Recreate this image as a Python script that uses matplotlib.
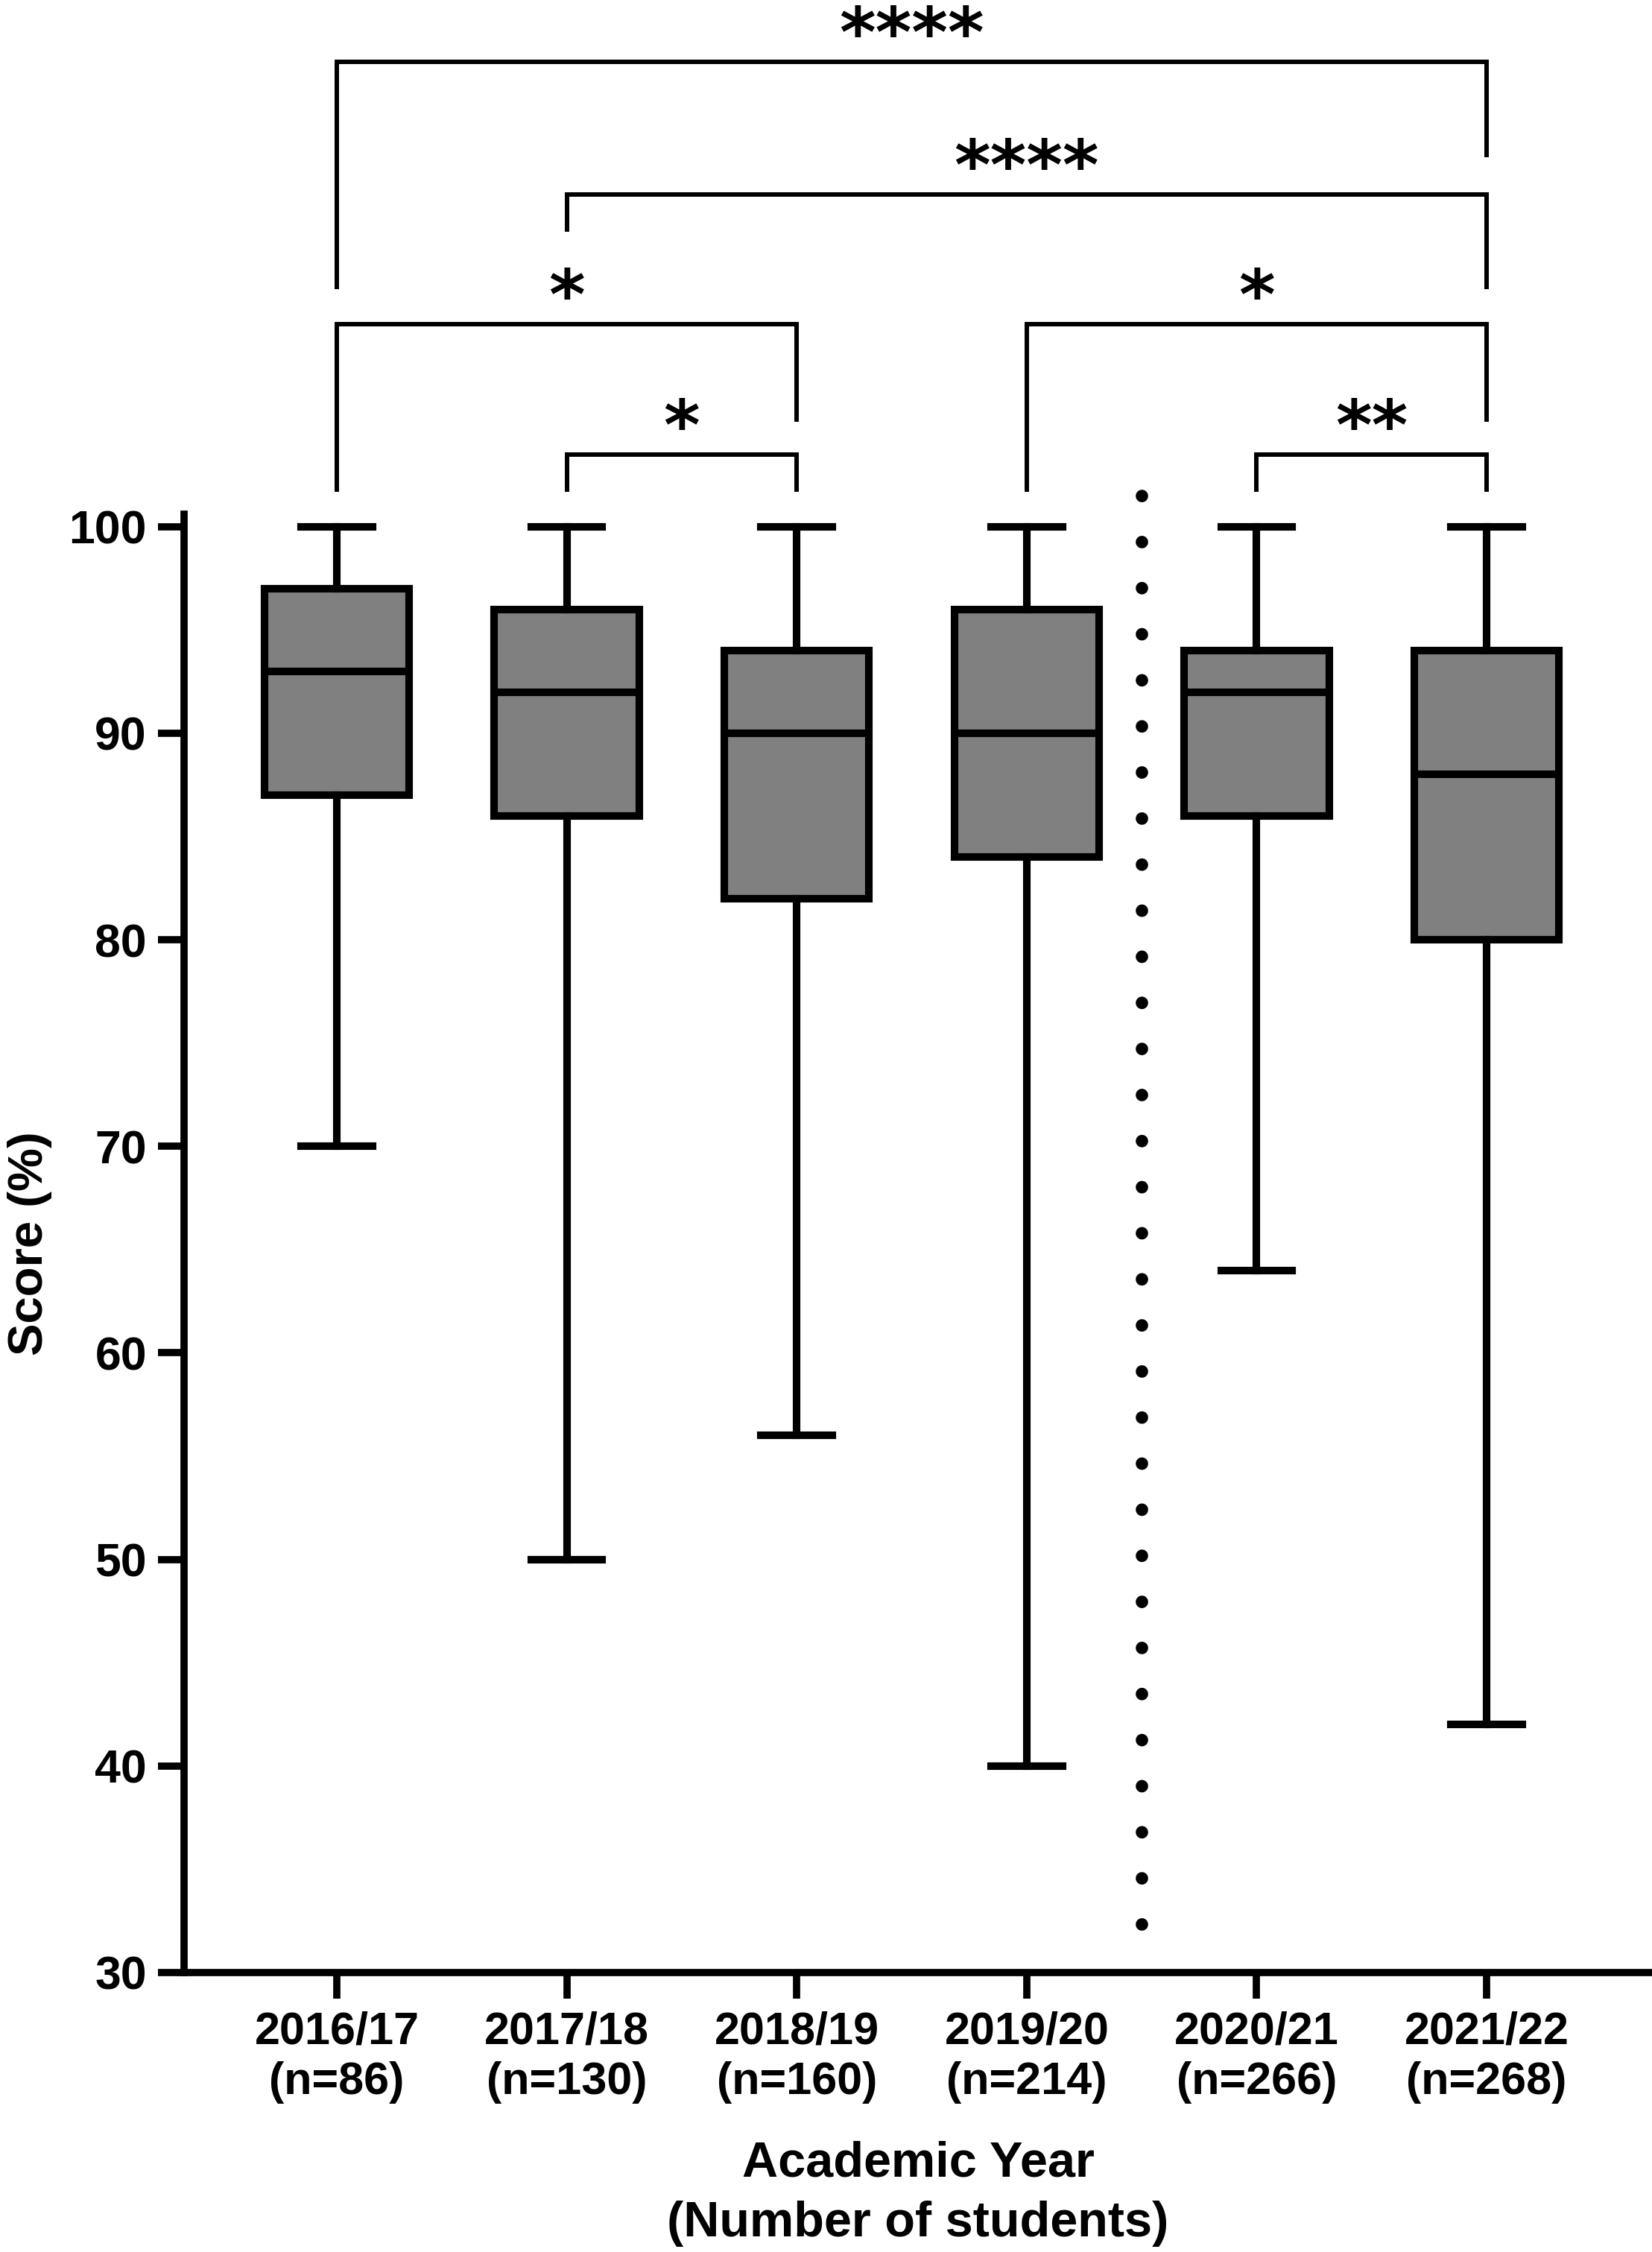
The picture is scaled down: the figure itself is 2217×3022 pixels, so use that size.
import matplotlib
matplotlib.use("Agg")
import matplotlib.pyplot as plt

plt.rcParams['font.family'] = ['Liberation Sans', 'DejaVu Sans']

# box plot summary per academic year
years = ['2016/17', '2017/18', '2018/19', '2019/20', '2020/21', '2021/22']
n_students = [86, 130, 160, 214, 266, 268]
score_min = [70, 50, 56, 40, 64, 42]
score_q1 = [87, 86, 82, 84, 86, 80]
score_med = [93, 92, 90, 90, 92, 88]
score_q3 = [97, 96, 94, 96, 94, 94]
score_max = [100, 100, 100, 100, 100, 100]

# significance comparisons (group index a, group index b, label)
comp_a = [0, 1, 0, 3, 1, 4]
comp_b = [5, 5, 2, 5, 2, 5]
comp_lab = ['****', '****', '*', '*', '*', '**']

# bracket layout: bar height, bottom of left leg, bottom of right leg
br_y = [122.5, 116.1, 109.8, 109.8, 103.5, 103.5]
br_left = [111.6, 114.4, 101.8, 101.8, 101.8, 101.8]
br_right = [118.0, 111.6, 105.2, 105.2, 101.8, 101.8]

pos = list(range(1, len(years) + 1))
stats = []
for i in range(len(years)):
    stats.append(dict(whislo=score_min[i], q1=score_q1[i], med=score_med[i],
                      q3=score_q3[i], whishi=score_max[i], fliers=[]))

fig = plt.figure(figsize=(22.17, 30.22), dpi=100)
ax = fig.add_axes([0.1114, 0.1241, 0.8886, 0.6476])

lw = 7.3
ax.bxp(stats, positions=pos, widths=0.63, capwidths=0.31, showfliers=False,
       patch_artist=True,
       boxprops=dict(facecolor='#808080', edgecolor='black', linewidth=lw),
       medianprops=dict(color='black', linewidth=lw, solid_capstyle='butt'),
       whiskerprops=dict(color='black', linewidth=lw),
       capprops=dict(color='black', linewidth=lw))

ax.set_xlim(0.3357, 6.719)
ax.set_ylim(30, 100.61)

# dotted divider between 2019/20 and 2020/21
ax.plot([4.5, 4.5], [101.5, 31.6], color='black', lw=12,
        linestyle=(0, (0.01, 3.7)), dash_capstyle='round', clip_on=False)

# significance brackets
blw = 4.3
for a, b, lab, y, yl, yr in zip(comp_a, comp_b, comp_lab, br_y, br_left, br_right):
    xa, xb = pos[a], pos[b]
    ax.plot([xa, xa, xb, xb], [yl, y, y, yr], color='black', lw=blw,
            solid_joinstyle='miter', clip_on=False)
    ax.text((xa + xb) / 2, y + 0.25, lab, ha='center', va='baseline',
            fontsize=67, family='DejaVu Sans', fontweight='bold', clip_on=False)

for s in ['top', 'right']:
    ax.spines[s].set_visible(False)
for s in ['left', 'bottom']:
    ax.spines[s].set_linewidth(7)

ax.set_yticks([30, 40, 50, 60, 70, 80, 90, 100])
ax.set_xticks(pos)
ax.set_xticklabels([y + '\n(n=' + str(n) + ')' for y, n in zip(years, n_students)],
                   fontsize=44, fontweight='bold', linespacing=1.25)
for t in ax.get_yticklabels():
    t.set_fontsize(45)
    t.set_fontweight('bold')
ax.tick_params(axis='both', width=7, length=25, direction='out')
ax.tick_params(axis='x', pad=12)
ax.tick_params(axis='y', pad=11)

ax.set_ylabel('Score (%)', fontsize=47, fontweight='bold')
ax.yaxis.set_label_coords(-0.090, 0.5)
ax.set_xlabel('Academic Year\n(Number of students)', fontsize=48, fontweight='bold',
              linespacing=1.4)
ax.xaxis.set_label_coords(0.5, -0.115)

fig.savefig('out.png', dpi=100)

------------------------------------------------------------------------

* [WORK TO COMPLETE]
From the line that contains "The picture is" through the line that contains "q3=score_q3[i], whishi=score_max[i], fliers=[]))", reproduce every line exactly, both end lines included.

* [REPLY]
The picture is scaled down: the figure itself is 2217×3022 pixels, so use that size.
import matplotlib
matplotlib.use("Agg")
import matplotlib.pyplot as plt

plt.rcParams['font.family'] = ['Liberation Sans', 'DejaVu Sans']

# box plot summary per academic year
years = ['2016/17', '2017/18', '2018/19', '2019/20', '2020/21', '2021/22']
n_students = [86, 130, 160, 214, 266, 268]
score_min = [70, 50, 56, 40, 64, 42]
score_q1 = [87, 86, 82, 84, 86, 80]
score_med = [93, 92, 90, 90, 92, 88]
score_q3 = [97, 96, 94, 96, 94, 94]
score_max = [100, 100, 100, 100, 100, 100]

# significance comparisons (group index a, group index b, label)
comp_a = [0, 1, 0, 3, 1, 4]
comp_b = [5, 5, 2, 5, 2, 5]
comp_lab = ['****', '****', '*', '*', '*', '**']

# bracket layout: bar height, bottom of left leg, bottom of right leg
br_y = [122.5, 116.1, 109.8, 109.8, 103.5, 103.5]
br_left = [111.6, 114.4, 101.8, 101.8, 101.8, 101.8]
br_right = [118.0, 111.6, 105.2, 105.2, 101.8, 101.8]

pos = list(range(1, len(years) + 1))
stats = []
for i in range(len(years)):
    stats.append(dict(whislo=score_min[i], q1=score_q1[i], med=score_med[i],
                      q3=score_q3[i], whishi=score_max[i], fliers=[]))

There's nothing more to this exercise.